-------- Dataset --------
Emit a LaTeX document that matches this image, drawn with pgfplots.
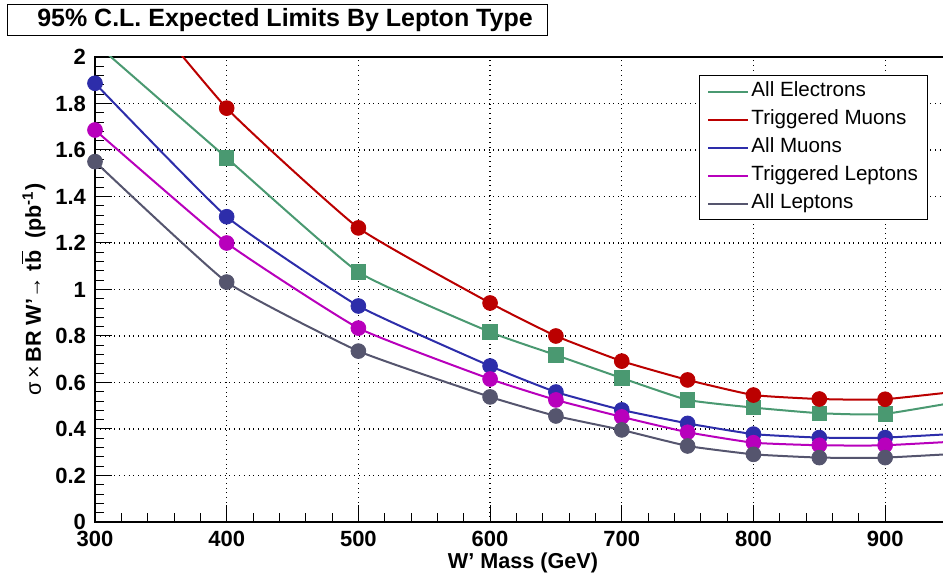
\documentclass[border=0pt]{standalone}
\usepackage{fontspec}
\setmainfont{Liberation Sans}
\usepackage{pgfplots}
\pgfplotsset{compat=1.18}

\definecolor{cEle}{RGB}{74,153,113}
\definecolor{cTMu}{RGB}{187,0,0}
\definecolor{cMu}{RGB}{45,45,170}
\definecolor{cTLep}{RGB}{184,0,188}
\definecolor{cLep}{RGB}{85,85,110}

\begin{document}
\begin{tikzpicture}
\useasboundingbox (0,0) rectangle (471.5pt,289pt);
% title box
\draw[line width=0.5pt] (3.5pt,271pt) rectangle (273.5pt,286.5pt);
\node[font=\bfseries\fontsize{12.5}{14}\selectfont] at (142.5pt,278.75pt) {95\% C.L. Expected Limits By Lepton Type};
\begin{axis}[
    at={(47.5pt,28pt)}, anchor=south west,
    scale only axis, width=428pt, height=232.5pt,
    xmin=300, xmax=950, ymin=0, ymax=2,
    xtick={300,400,...,900}, ytick={0,0.2,...,2.01},
    minor x tick num=4, minor y tick num=4,
    xtick pos=left, ytick pos=left,
    tick align=inside,
    major tick length=8.5pt, minor tick length=4.5pt,
    every tick/.style={black, line width=0.5pt},
    axis line style={line width=1pt},
    grid=major,
    major grid style={black, dotted, line width=0.6pt},
    /pgf/number format/assume math mode=true,
    tick label style={font=\bfseries\fontsize{11}{12}\selectfont},
    xticklabel style={yshift=-1pt},
    yticklabel style={xshift=-1pt},
    xlabel={W’ Mass (GeV)},
    ylabel={{\mdseries σ\,×\,}BR W’{\mdseries →} t$\overline{\hbox{b}}$\ \ (pb\textsuperscript{-1})},
    label style={font=\bfseries\fontsize{10.8}{12}\selectfont},
    xlabel style={at={(axis description cs:0.5,-0.088)}, anchor=center},
    ylabel style={at={(axis description cs:-0.072,0.5)}, anchor=center, rotate=0},
    legend style={at={(axis description cs:0.7056,0.961)}, anchor=north west,
        font=\fontsize{10.3}{11}\selectfont, draw=black, line width=0.5pt,
        inner xsep=4pt, inner ysep=2.5pt,
        nodes={inner sep=1pt, text height=7pt, text depth=2pt},
        row sep=3pt, cells={anchor=west}},
    legend image code/.code={\draw[#1, mark=none, line width=1pt] (0pt,0pt) -- (20pt,0pt);},
]
% lines (ROOT-style smoothed curves)
\addplot[color=cEle, line width=1pt, smooth, tension=0.25] coordinates {
    (300,2.06) (400,1.566) (500,1.075) (600,0.817) (650,0.718) (700,0.619)
    (750,0.525) (800,0.492) (850,0.468) (900,0.465) (1000,0.561)
};
\addlegendentry{All Electrons}
\addplot[color=cTMu, line width=1pt, smooth, tension=0.25] coordinates {
    (300,2.46) (400,1.78) (500,1.265) (600,0.942) (650,0.80) (700,0.692)
    (750,0.611) (800,0.546) (850,0.529) (900,0.528) (1000,0.59)
};
\addlegendentry{Triggered Muons}
\addplot[color=cMu, line width=1pt, smooth, tension=0.25] coordinates {
    (300,1.887) (400,1.313) (500,0.929) (600,0.671) (650,0.559) (700,0.482)
    (750,0.424) (800,0.378) (850,0.363) (900,0.363) (1000,0.394)
};
\addlegendentry{All Muons}
\addplot[color=cTLep, line width=1pt, smooth, tension=0.25] coordinates {
    (300,1.686) (400,1.20) (500,0.834) (600,0.615) (650,0.525) (700,0.452)
    (750,0.386) (800,0.341) (850,0.330) (900,0.330) (1000,0.361)
};
\addlegendentry{Triggered Leptons}
\addplot[color=cLep, line width=1pt, smooth, tension=0.25] coordinates {
    (300,1.55) (400,1.032) (500,0.735) (600,0.538) (650,0.456) (700,0.396)
    (750,0.327) (800,0.291) (850,0.277) (900,0.277) (1000,0.308)
};
\addlegendentry{All Leptons}
% markers
\addplot[forget plot, only marks, color=cEle, mark=square*, mark size=3.6pt] coordinates {
    (400,1.566) (500,1.075) (600,0.817) (650,0.718) (700,0.619)
    (750,0.525) (800,0.492) (850,0.468) (900,0.465)
};
\addplot[forget plot, only marks, color=cTMu, mark=*, mark size=3.7pt] coordinates {
    (400,1.78) (500,1.265) (600,0.942) (650,0.80) (700,0.692)
    (750,0.611) (800,0.546) (850,0.529) (900,0.528)
};
\addplot[forget plot, only marks, color=cMu, mark=*, mark size=3.7pt] coordinates {
    (300,1.887) (400,1.313) (500,0.929) (600,0.671) (650,0.559) (700,0.482)
    (750,0.424) (800,0.378) (850,0.363) (900,0.363)
};
\addplot[forget plot, only marks, color=cTLep, mark=*, mark size=3.7pt] coordinates {
    (300,1.686) (400,1.20) (500,0.834) (600,0.615) (650,0.525) (700,0.452)
    (750,0.386) (800,0.341) (850,0.330) (900,0.330)
};
\addplot[forget plot, only marks, color=cLep, mark=*, mark size=3.7pt] coordinates {
    (300,1.55) (400,1.032) (500,0.735) (600,0.538) (650,0.456) (700,0.396)
    (750,0.327) (800,0.291) (850,0.277) (900,0.277)
};
\end{axis}
\end{tikzpicture}
\end{document}
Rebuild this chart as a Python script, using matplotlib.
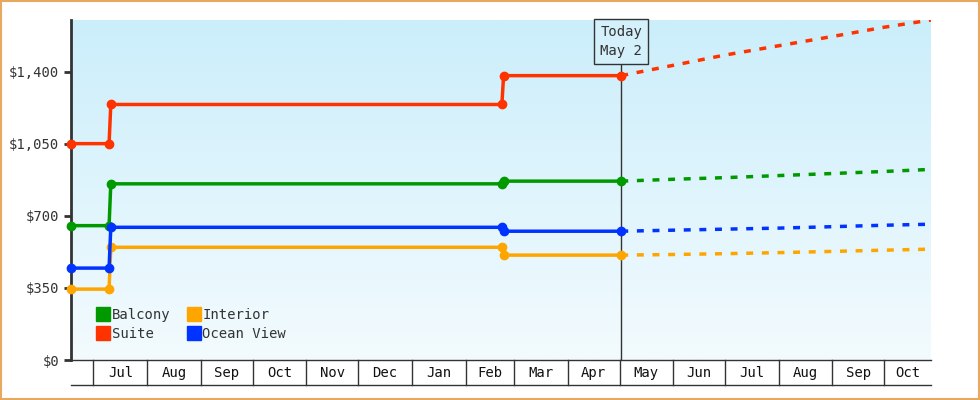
import matplotlib
matplotlib.use("Agg")
import matplotlib.pyplot as plt
import matplotlib.dates as mdates
import numpy as np
from datetime import date

plt.rcParams['font.family'] = ['DejaVu Sans Mono']

# history (step points) and projections
hist_dates = ["2022-06-18", "2022-07-10", "2022-07-11", "2023-02-22", "2023-02-23", "2023-05-02"]
suite_hist = [1050, 1050, 1240, 1240, 1380, 1380]
balcony_hist = [652, 652, 855, 855, 868, 868]
ocean_hist = [446, 446, 644, 644, 625, 625]
interior_hist = [344, 344, 547, 547, 509, 509]

proj_dates = ["2023-05-02", "2023-06-01", "2023-07-01", "2023-08-01", "2023-09-01", "2023-10-01", "2023-10-28"]
suite_proj = [1380, 1430, 1480, 1525, 1570, 1615, 1650]
balcony_proj = [868, 877, 885, 895, 905, 915, 925]
ocean_proj = [625, 630, 635, 640, 647, 654, 659]
interior_proj = [509, 512, 516, 521, 527, 533, 538]

month_labels = ["Jul", "Aug", "Sep", "Oct", "Nov", "Dec", "Jan", "Feb", "Mar", "Apr", "May", "Jun", "Jul", "Aug", "Sep", "Oct"]
month_starts = ["2022-07-01", "2022-08-01", "2022-09-01", "2022-10-01", "2022-11-01", "2022-12-01", "2023-01-01",
                "2023-02-01", "2023-03-01", "2023-04-01", "2023-05-01", "2023-06-01", "2023-07-01", "2023-08-01",
                "2023-09-01", "2023-10-01"]
y_ticks = [0, 350, 700, 1050, 1400]
today = "2023-05-02"

def d(s):
    return mdates.date2num(date.fromisoformat(s))

hx = [d(s) for s in hist_dates]
px = [d(s) for s in proj_dates]
ms = [d(s) for s in month_starts]
x0, x1 = d("2022-06-18"), d("2023-10-28")

fig = plt.figure(figsize=(9.8, 4.0), dpi=100)
fig.patch.set_facecolor("white")
fig.patches.append(plt.Rectangle((0.001, 0.002), 0.998, 0.996, transform=fig.transFigure,
                                 fill=False, edgecolor="#e8a860", linewidth=1.5))
ax = fig.add_axes([71/980, 40/400, 860/980, 340/400])
ax.set_xlim(x0, x1)
ax.set_ylim(0, 1650)

# gradient background
grad = np.linspace(0, 1, 256).reshape(-1, 1)
from matplotlib.colors import LinearSegmentedColormap
cmap = LinearSegmentedColormap.from_list("bg", ["#f3fbfe", "#cbeefb"])
ax.imshow(grad, extent=[x0, x1, 0, 1650], origin="lower", aspect="auto", cmap=cmap, zorder=0)

series = [("Balcony", "#009900", balcony_hist, balcony_proj),
          ("Suite", "#ff3300", suite_hist, suite_proj),
          ("Interior", "#ffa500", interior_hist, interior_proj),
          ("Ocean View", "#0033ff", ocean_hist, ocean_proj)]
for name, c, h, p in series:
    ax.plot(hx, h, color=c, lw=2.5, marker="o", ms=6, zorder=3, label=name, clip_on=False)
    ax.plot(px, p, color=c, lw=2.5, ls=(0, (2, 2.5)), zorder=3)

# today line and box
t = d(today)
ax.axvline(t, ymax=1450/1650, color="#333333", lw=1, zorder=2)
ax.text(t, 1545, "Today\nMay 2", ha="center", va="center", fontsize=10, color="#333333", linespacing=1.4,
        bbox=dict(boxstyle="square,pad=0.45", fc="#d4f1fb", ec="#333333", lw=1), zorder=4)

# axes styling
for s in ["top", "right"]:
    ax.spines[s].set_visible(False)
ax.spines["left"].set_linewidth(2)
ax.spines["left"].set_color("#333333")
ax.spines["bottom"].set_linewidth(1)
ax.spines["bottom"].set_color("#333333")
ax.set_yticks(y_ticks)
ax.set_yticklabels(["$0", "$350", "$700", "$1,050", "$1,400"])
ax.tick_params(axis="y", length=5, width=2, color="#333333", labelsize=10, labelcolor="#333333")
ax.set_xticks([])

# month cells below the axis
trans = ax.get_xaxis_transform()
edges = ms + [x1]
for i, m in enumerate(ms):
    ax.plot([m, m], [0, -25/340], transform=trans, color="#333333", lw=1, clip_on=False)
    ax.text((edges[i] + edges[i + 1]) / 2, -13/340, month_labels[i], transform=trans, ha="center", va="center",
            fontsize=10, color="#111111")
ax.plot([x0, x1], [-25/340, -25/340], transform=trans, color="#333333", lw=1, clip_on=False)

from matplotlib.lines import Line2D
handles = [Line2D([], [], marker="s", ls="", color=c, ms=10) for _, c, _, _ in series]
leg = ax.legend(handles, [s[0] for s in series], loc="lower left", ncol=2, frameon=False, fontsize=10,
                bbox_to_anchor=(0.015, 0.02), handletextpad=0.1, columnspacing=1.2, labelspacing=0.35,
                handlelength=1.0)
for tx in leg.get_texts():
    tx.set_color("#333333")

fig.savefig("out.png", dpi=100)
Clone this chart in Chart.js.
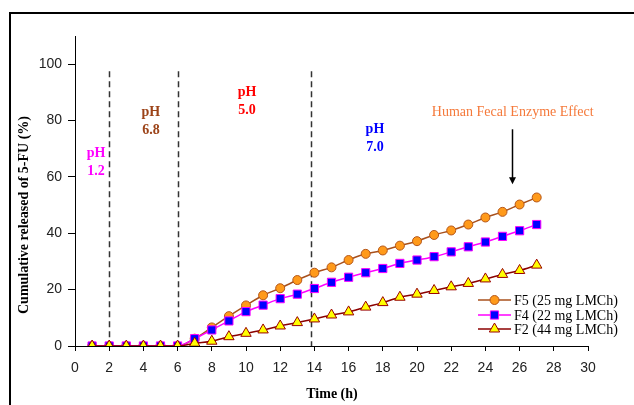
<!DOCTYPE html>
<html>
<head>
<meta charset="utf-8">
<script src="https://cdn.jsdelivr.net/npm/chart.js@4.4.1/dist/chart.umd.min.js"></script>
<style>
  html, body { margin: 0; padding: 0; background: #fff; overflow: hidden; }
  #wrap { position: relative; width: 634px; height: 405px; overflow: hidden; }
  #frame { position: absolute; left: 9px; top: 12px; width: 700px; height: 500px; border: 2px solid #000; }
  #chart { position: absolute; left: 0; top: 0; }
</style>
</head>
<body>
<div id="wrap">
  <div id="frame"></div>
  <canvas id="chart" width="634" height="405"></canvas>
</div>
<script>
// time points (h)
const hours = [1, 2, 3, 4, 5, 6, 7, 8, 9, 10, 11, 12, 13, 14, 15, 16, 17, 18, 19, 20, 21, 22, 23, 24, 25, 26, 27];

// cumulative 5-FU release (%)
const f5Release = [0, 0, 0, 0, 0, 0, 2.6, 6.6, 10.6, 14.4, 18.0, 20.5, 23.4, 26.0, 27.9, 30.5, 32.7, 33.9, 35.6, 37.2, 39.4, 41.0, 43.1, 45.6, 47.6, 50.2, 52.7];
const f4Release = [0, 0, 0, 0, 0, 0, 2.6, 5.7, 8.9, 12.2, 14.5, 16.8, 18.4, 20.4, 22.6, 24.4, 26.0, 27.5, 29.3, 30.5, 31.7, 33.4, 35.2, 36.9, 38.9, 40.9, 43.1];
const f2Release = [0, 0, 0, 0, 0, 0, 1.0, 1.7, 3.3, 4.5, 5.7, 7.1, 8.3, 9.6, 11.0, 12.1, 13.8, 15.4, 17.3, 18.4, 19.7, 21.0, 22.2, 23.8, 25.4, 26.8, 28.7];

const seriesLabels = ['F5 (25 mg LMCh)', 'F4 (22 mg LMCh)', 'F2 (44 mg LMCh)'];

// pH phase change times (h) and pH of each phase
const phaseBounds = [2, 6, 13.8];
const phasePH = ['1.2', '6.8', '5.0', '7.0'];
const enzymeLabel = 'Human Fecal Enzyme Effect';

const xTicks = [0, 2, 4, 6, 8, 10, 12, 14, 16, 18, 20, 22, 24, 26, 28, 30];
const yTicks = [0, 20, 40, 60, 80, 100];

const SERIF = '"Liberation Serif", "Times New Roman", serif';
const SANS = '"Liberation Sans", Arial, sans-serif';

const toPoints = values => hours.map((h, i) => ({ x: h, y: values[i] }));

const seriesStyles = [
  { line: '#a8501c', fill: '#ff9a1a', border: '#b4561a', pointStyle: 'circle', radius: 4.5 },
  { line: '#ff00ff', fill: '#0000ff', border: '#ff00ff', pointStyle: 'rect', radius: 5.8 },
  { line: '#8b0000', fill: '#ffff00', border: '#990000', pointStyle: 'triangle', radius: 6 }
];

const makeDataset = (label, values, style, order) => ({
  label,
  data: toPoints(values),
  order,
  borderColor: style.line,
  borderWidth: 1.5,
  pointStyle: style.pointStyle,
  pointRadius: style.radius,
  pointBackgroundColor: style.fill,
  pointBorderColor: style.border,
  pointBorderWidth: 1,
  cubicInterpolationMode: 'monotone',
  tension: 0.4
});

// dashed phase dividers, pH labels, enzyme arrow, titles and legend
const annotationsPlugin = {
  id: 'annotations',

  beforeDatasetsDraw (chart) {
    const { ctx, scales: { x, y } } = chart;
    ctx.save();
    ctx.strokeStyle = '#333';
    ctx.lineWidth = 1.5;
    ctx.setLineDash([6, 4]);
    phaseBounds.forEach(b => {
      const px = Math.round(x.getPixelForValue(b)) + 0.5;
      ctx.beginPath();
      ctx.moveTo(px, y.getPixelForValue(97.5));
      ctx.lineTo(px, y.getPixelForValue(0));
      ctx.stroke();
    });
    ctx.restore();
  },

  afterDatasetsDraw (chart) {
    const { ctx, chartArea, scales: { x, y } } = chart;
    ctx.save();

    // pH labels
    const phaseSpots = [
      { x: 1.23, y: 68.4, color: '#ff00ff' },
      { x: 4.44, y: 83.0, color: '#9c4318' },
      { x: 10.06, y: 90.1, color: '#ff0000' },
      { x: 17.54, y: 77.0, color: '#0000ff' }
    ];
    ctx.font = 'bold 14px ' + SERIF;
    ctx.textAlign = 'center';
    ctx.textBaseline = 'middle';
    phaseSpots.forEach((s, i) => {
      const px = x.getPixelForValue(s.x);
      const py = y.getPixelForValue(s.y);
      ctx.fillStyle = s.color;
      ctx.fillText('pH', px, py);
      ctx.fillText(phasePH[i], px, py + 18);
    });

    // enzyme effect label + arrow
    ctx.font = '14px ' + SERIF;
    ctx.fillStyle = '#f5793a';
    ctx.fillText(enzymeLabel, x.getPixelForValue(25.6), y.getPixelForValue(83.0));

    const ax = Math.round(x.getPixelForValue(25.55)) + 0.5;
    const top = y.getPixelForValue(76.9);
    const tip = y.getPixelForValue(57.4);
    ctx.strokeStyle = '#000';
    ctx.lineWidth = 1.5;
    ctx.beginPath();
    ctx.moveTo(ax, top);
    ctx.lineTo(ax, tip - 5);
    ctx.stroke();
    ctx.fillStyle = '#000';
    ctx.beginPath();
    ctx.moveTo(ax - 3.5, tip - 7);
    ctx.lineTo(ax + 3.5, tip - 7);
    ctx.lineTo(ax, tip);
    ctx.closePath();
    ctx.fill();

    // axis titles
    ctx.fillStyle = '#000';
    ctx.font = 'bold 14px ' + SERIF;
    ctx.fillText('Time (h)', 332, 394);
    ctx.save();
    ctx.translate(24, 215);
    ctx.rotate(-Math.PI / 2);
    ctx.fillText('Cumulative released of 5-FU (%)', 0, 0);
    ctx.restore();

    // legend inside plot, bottom right
    ctx.font = '14px ' + SERIF;
    ctx.textAlign = 'left';
    const lx0 = chartArea.right - 110;
    const lx1 = chartArea.right - 77;
    [46, 31, 17].forEach((dy, i) => {
      const st = seriesStyles[i];
      const ly = chartArea.bottom - dy;
      ctx.strokeStyle = st.line;
      ctx.lineWidth = 1.5;
      ctx.beginPath();
      ctx.moveTo(lx0, ly);
      ctx.lineTo(lx1, ly);
      ctx.stroke();
      ctx.fillStyle = st.fill;
      ctx.strokeStyle = st.border;
      ctx.lineWidth = 1;
      Chart.helpers.drawPoint(ctx, { pointStyle: st.pointStyle, radius: st.radius, borderWidth: 1 }, (lx0 + lx1) / 2, ly);
      ctx.fillStyle = '#000';
      ctx.fillText(seriesLabels[i], lx1 + 3, ly + 1);
    });

    ctx.restore();
  }
};

new Chart(document.getElementById('chart'), {
  type: 'line',
  data: {
    datasets: [
      makeDataset(seriesLabels[0], f5Release, seriesStyles[0], 3),
      makeDataset(seriesLabels[1], f4Release, seriesStyles[1], 2),
      makeDataset(seriesLabels[2], f2Release, seriesStyles[2], 1)
    ]
  },
  options: {
    responsive: false,
    animation: false,
    events: [],
    layout: { padding: { left: 0, top: 36, right: 46, bottom: 0 } },
    plugins: {
      legend: { display: false },
      tooltip: { enabled: false }
    },
    scales: {
      x: {
        type: 'linear',
        min: 0,
        max: 30,
        afterBuildTicks: scale => { scale.ticks = xTicks.map(v => ({ value: v })); },
        afterFit: scale => { scale.height = 59; },
        border: { color: '#000', width: 1 },
        grid: { drawOnChartArea: false, color: '#000', tickLength: 5 },
        ticks: { color: '#222', padding: 9, font: { family: SANS, size: 14 }, maxRotation: 0 }
      },
      y: {
        type: 'linear',
        min: 0,
        max: 110,
        afterBuildTicks: scale => { scale.ticks = yTicks.map(v => ({ value: v })); },
        afterFit: scale => { scale.width = 75; },
        border: { color: '#000', width: 1 },
        grid: { drawOnChartArea: false, color: '#000', tickLength: 7 },
        ticks: { color: '#222', padding: 6, font: { family: SANS, size: 14 } }
      }
    }
  },
  plugins: [annotationsPlugin]
});
</script>
</body>
</html>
--------
- _Given request_: In the listing above, find the line containing "Clone this chart in Chart.js." and the line containing "const enzymeLabel = 'Human", then return both of them and every line between, exactly, without pictures.

- _Response_:
Clone this chart in Chart.js.
<!DOCTYPE html>
<html>
<head>
<meta charset="utf-8">
<script src="https://cdn.jsdelivr.net/npm/chart.js@4.4.1/dist/chart.umd.min.js"></script>
<style>
  html, body { margin: 0; padding: 0; background: #fff; overflow: hidden; }
  #wrap { position: relative; width: 634px; height: 405px; overflow: hidden; }
  #frame { position: absolute; left: 9px; top: 12px; width: 700px; height: 500px; border: 2px solid #000; }
  #chart { position: absolute; left: 0; top: 0; }
</style>
</head>
<body>
<div id="wrap">
  <div id="frame"></div>
  <canvas id="chart" width="634" height="405"></canvas>
</div>
<script>
// time points (h)
const hours = [1, 2, 3, 4, 5, 6, 7, 8, 9, 10, 11, 12, 13, 14, 15, 16, 17, 18, 19, 20, 21, 22, 23, 24, 25, 26, 27];

// cumulative 5-FU release (%)
const f5Release = [0, 0, 0, 0, 0, 0, 2.6, 6.6, 10.6, 14.4, 18.0, 20.5, 23.4, 26.0, 27.9, 30.5, 32.7, 33.9, 35.6, 37.2, 39.4, 41.0, 43.1, 45.6, 47.6, 50.2, 52.7];
const f4Release = [0, 0, 0, 0, 0, 0, 2.6, 5.7, 8.9, 12.2, 14.5, 16.8, 18.4, 20.4, 22.6, 24.4, 26.0, 27.5, 29.3, 30.5, 31.7, 33.4, 35.2, 36.9, 38.9, 40.9, 43.1];
const f2Release = [0, 0, 0, 0, 0, 0, 1.0, 1.7, 3.3, 4.5, 5.7, 7.1, 8.3, 9.6, 11.0, 12.1, 13.8, 15.4, 17.3, 18.4, 19.7, 21.0, 22.2, 23.8, 25.4, 26.8, 28.7];

const seriesLabels = ['F5 (25 mg LMCh)', 'F4 (22 mg LMCh)', 'F2 (44 mg LMCh)'];

// pH phase change times (h) and pH of each phase
const phaseBounds = [2, 6, 13.8];
const phasePH = ['1.2', '6.8', '5.0', '7.0'];
const enzymeLabel = 'Human Fecal Enzyme Effect';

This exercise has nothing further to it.